* YOUR GOAL:
For the material that follows, return exactly the lines from the one with "Reproduce this chart with matplotlib." through the one with "plt.rcParams['font.family'] = ['Liberation", both ends included.

>> Start DATA EXCERPTS

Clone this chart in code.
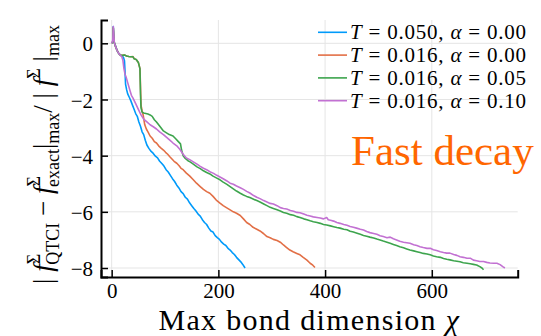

>> End DATA EXCERPTS
>> Start DATA EXCERPTS

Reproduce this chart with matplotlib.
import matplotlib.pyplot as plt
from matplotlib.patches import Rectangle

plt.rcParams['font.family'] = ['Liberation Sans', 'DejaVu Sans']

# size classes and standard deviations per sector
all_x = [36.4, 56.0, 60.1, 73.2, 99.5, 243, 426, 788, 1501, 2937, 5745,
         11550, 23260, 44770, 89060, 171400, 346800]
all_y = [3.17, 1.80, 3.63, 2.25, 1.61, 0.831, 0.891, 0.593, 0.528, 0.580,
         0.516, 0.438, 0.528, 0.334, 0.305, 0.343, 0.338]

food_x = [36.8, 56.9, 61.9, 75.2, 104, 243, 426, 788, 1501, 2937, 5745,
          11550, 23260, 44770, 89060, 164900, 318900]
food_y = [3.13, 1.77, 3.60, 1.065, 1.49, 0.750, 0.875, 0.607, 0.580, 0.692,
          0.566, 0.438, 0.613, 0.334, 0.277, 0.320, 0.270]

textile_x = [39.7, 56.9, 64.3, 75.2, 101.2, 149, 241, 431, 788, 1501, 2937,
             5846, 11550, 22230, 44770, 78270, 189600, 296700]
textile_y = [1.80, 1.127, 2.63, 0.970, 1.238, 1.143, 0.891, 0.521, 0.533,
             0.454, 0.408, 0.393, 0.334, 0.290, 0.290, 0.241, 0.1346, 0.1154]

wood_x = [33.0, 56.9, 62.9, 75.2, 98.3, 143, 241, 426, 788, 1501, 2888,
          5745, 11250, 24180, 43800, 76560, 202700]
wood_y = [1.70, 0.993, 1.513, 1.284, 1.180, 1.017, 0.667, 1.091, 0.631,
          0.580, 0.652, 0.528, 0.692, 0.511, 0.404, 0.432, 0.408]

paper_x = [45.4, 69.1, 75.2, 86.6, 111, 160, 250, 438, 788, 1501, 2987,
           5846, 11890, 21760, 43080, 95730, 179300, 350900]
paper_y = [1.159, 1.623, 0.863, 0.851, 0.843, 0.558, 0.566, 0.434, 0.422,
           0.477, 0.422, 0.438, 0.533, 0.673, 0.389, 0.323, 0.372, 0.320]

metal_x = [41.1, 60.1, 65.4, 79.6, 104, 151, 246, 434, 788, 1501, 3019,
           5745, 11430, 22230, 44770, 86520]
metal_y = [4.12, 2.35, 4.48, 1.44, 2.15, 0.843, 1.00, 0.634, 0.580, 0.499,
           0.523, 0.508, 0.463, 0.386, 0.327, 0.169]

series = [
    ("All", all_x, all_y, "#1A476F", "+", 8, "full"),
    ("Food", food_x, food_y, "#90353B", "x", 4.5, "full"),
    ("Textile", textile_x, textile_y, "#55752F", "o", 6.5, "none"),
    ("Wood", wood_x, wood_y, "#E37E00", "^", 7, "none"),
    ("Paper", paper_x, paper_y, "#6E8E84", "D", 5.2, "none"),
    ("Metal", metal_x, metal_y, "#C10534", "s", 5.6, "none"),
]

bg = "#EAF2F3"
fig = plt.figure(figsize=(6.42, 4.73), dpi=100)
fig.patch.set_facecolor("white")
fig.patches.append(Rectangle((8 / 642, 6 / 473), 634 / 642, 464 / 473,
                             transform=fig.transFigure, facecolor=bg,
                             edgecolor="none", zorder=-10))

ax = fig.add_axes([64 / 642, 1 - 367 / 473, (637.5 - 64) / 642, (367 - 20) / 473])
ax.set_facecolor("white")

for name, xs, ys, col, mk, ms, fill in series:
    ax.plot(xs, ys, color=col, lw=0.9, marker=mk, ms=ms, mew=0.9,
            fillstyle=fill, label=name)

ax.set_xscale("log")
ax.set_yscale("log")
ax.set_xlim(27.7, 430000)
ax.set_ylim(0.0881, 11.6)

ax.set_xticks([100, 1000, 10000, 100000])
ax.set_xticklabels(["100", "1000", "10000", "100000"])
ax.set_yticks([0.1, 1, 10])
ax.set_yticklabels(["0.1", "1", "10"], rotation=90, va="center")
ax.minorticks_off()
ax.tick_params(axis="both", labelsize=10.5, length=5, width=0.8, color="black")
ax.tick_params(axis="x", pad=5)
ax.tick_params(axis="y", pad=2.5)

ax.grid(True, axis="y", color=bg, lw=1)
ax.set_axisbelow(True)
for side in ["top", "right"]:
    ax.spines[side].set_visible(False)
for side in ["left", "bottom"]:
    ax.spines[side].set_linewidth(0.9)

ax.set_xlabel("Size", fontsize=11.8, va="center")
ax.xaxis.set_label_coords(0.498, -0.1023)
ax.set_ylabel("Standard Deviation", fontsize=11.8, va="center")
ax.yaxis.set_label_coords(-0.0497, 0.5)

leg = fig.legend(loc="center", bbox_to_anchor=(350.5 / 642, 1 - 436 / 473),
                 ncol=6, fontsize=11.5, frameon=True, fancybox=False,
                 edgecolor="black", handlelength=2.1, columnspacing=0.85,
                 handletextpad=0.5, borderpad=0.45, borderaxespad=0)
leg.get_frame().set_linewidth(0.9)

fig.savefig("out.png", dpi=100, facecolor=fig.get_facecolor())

>> End DATA EXCERPTS

* TASK RESULT:
Reproduce this chart with matplotlib.
import matplotlib.pyplot as plt
from matplotlib.patches import Rectangle

plt.rcParams['font.family'] = ['Liberation Sans', 'DejaVu Sans']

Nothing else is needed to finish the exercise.